Since then, there have been four reviews of Oranga Tamariki by the Whānau Ora Commissioning Agency, the Office of the Children's Commissioner, the Chief Ombudsman plus a Hawke's Bay practice review.

"I would like to say it's been enlightening, I think we're learning all the time. There's so many on this journey with me, others before have been trying and pushing this kaupapa. There are those who walk alongside me and there those who are new and have just been awakened to what's happening and I think that's been part of the journey is the learning ... it's a huge kind of awareness, an awakening of us all," Te Huia said.

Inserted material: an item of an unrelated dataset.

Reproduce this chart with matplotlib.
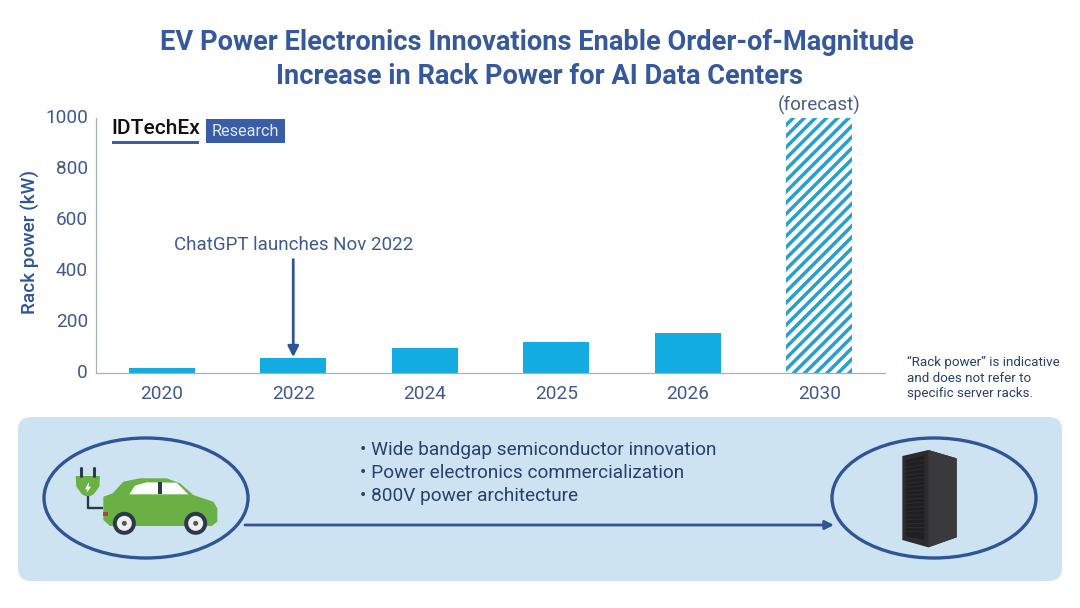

Welcoming tribunal process

Oranga Tamariki is embracing the inquiry process: "The Waitangi Tribunal urgent inquiry is likely to also make recommendations about improving the system for Māori. We want to hear what these recommendations are, so we can continue to achieve better outcomes for tamariki Māori."

Te Huia was less optimistic. "They haven't changed. We will never get change because the system is designed to do exactly what it's doing. It cannot be fixed because it's not broken. It cannot be changed because it's been designed as it does today to do what it does. When people say, 'oh how can you fix it?', well you can't. You can't fix something that's been specifically designed to do what it does."

Te Huia said it was not only Māori who were harmed by child welfare systems orchestrated by the state because it was something that impacted on indigenous peoples worldwide.

"One of the legacies of state child apprehensions is the fact that it's carried out across the world in indigenous countries. Canada, Australia, America, New Zealand. So we're not alone. As Māori we're not alone. This is a problem that's insidious, hand in hand with colonisation and, while we pretend it's just a Māori problem, it's not," Te Huia said.

Oranga Tamariki said: "We'll continue to work with our partners to ensure whānau, hapū and iwi are involved in decision-making about their tamariki to develop new ways of working together."

The hearings will continue through to Friday.